Configuring Linksys Wi-fi Router to be an Access Point
- Go to the wi-fi routers administration site (http://192.168.1.1) (user is blank and password is admin)
- Under the “Setup” menu select “Advanced Routing” and choose “Disable” in the drop-down box to the right of “NAT MODE”. Then click “Save Settings”.
- Under the “Setup” menu select “Basic Setup” and enter a static IP address outside your source router’s IP range in the field “Local IP Address:”. (Note: Your source router is the one connected to your cable or DSL modem. To determine the IP Address range go to its admin site and look at the range under “Setup – Basic Setup”. Choose an address that is outside the range, but follows the first 3 sets of numbers e.g., 192.168.15.x – Write down the static IP you choose.)
- Select the “Disable” radio button for “DHCP Server:”, then click “Save Settings”. The router will now reboot and you will need to change the physical cables connection.
- Move the cable that comes from the source router to any of the Ethernet ports (It’s likely connected to the port labeled “Internet”.)
- Unplug the wi-fi router to reboot it so that it now passes through the other router
- Cycle your network connection on your computer that is connected to the wi-fi router. You should be given an IP address now within the range of the source router (e.g., my source router has the IP of 192.168.15.x). Test this new connection by going to any website.

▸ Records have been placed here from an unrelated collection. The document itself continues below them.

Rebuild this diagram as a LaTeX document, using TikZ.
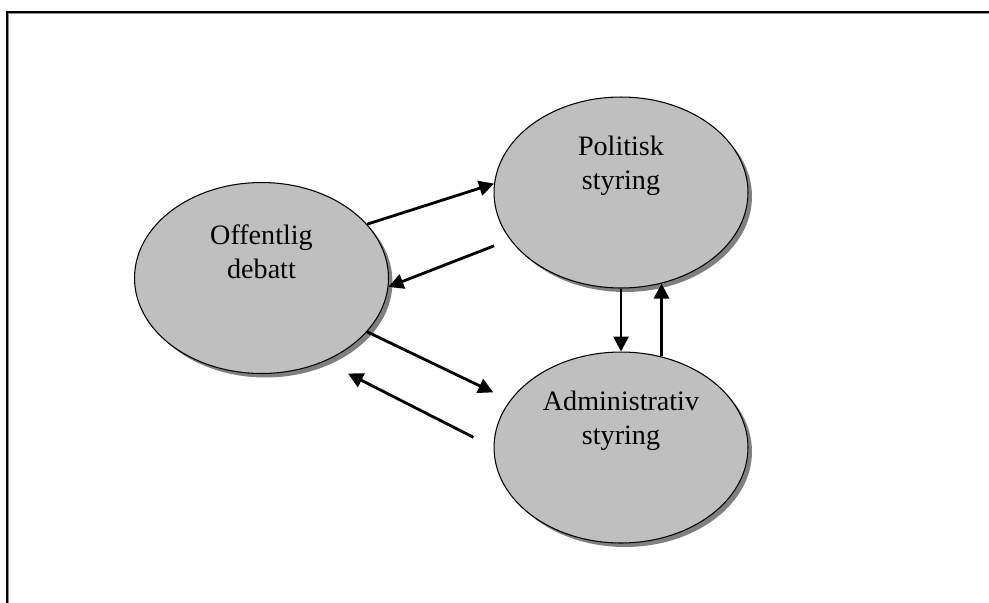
\documentclass[tikz,border=0pt]{standalone}
\usepackage{fontspec}
\setmainfont{Liberation Serif}
\usetikzlibrary{arrows.meta,
shapes.geometric,
shadows
}
\tikzset{>={Triangle[length=0.3cm, width=0.3cm]}}

\begin{document}
\begin{tikzpicture}[x=0.02cm, y=-0.02cm,
    blob/.style={ellipse, draw, line width=0.6pt, fill=black!25,
        minimum width=5.08cm, minimum height=3.82cm, inner sep=0pt,
        drop shadow={shadow xshift=0.08cm, shadow yshift=-0.08cm, fill=black!50, opacity=1}},
    blobtext/.style={align=center, font=\fontsize{16}{19.5}\selectfont},
    flow/.style={->, line width=1.6pt}]
                \useasboundingbox (0,0) rectangle (989,602);

                % frame
                \draw[black!45, line width=0.9pt] (8.5,620) -- (8.5,13.5) -- (1000,13.5);
                \draw[line width=0.9pt] (7,620) -- (7,12) -- (1000,12);

                \node[blob] (pol) at (621,192.5) {};
                \node[blob] (off) at (261.5,278) {};
                \node[blob] (adm) at (621,447.5) {};

                \node[blobtext] (pol-txt) at ([yshift=0.53cm]pol.center) {Politisk\\styring};
                \node[blobtext] (off-txt) at ([yshift=0.52cm]off.center) {Offentlig\\debatt};
                \node[blobtext] (adm-txt) at ([yshift=0.53cm]adm.center) {Administrativ\\styring};

                \draw[flow] (off.27) -- (pol.176);
                \draw[flow, shorten <=0.34cm] (pol.203) -- (off.-4);
                \draw[flow, shorten >=0.37cm] (off.-27) -- (adm.157);
                \draw[flow, shorten <=0.45cm, shorten >=0.53cm] (adm.180) -- (off.-53);

                \draw[flow] (pol.270) -- (adm.90);
                \draw[flow] (adm.66) -- (adm.66 |- pol.-66);
\end{tikzpicture}
\end{document}
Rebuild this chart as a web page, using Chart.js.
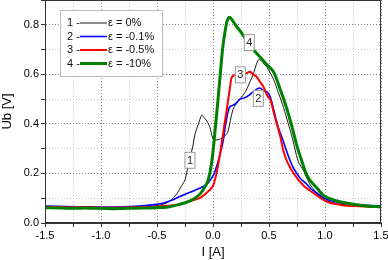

- Change the SSID on your wi-fi router by going back into the routers administration site. To access this, you’ll have to enter the static IP you gave it in step 3 above. Go to the “Wireless” menu and under “Basic Wireless Settings” enter a new “Wireless Network Name (SSID):” that you will recognize when connecting (otherwise if someone else in your neighborhood has a Linksys router you won’t know which one to connect to). Click “Save Settings”
- Connect your computer to the new wi-fi SSID
- Go back into the wi-fi routers admin and navigate to “Wireless – Wireless Security” to turn on security so that only authorized users can access your network (optional)
Let me know if you get lost in my steps above.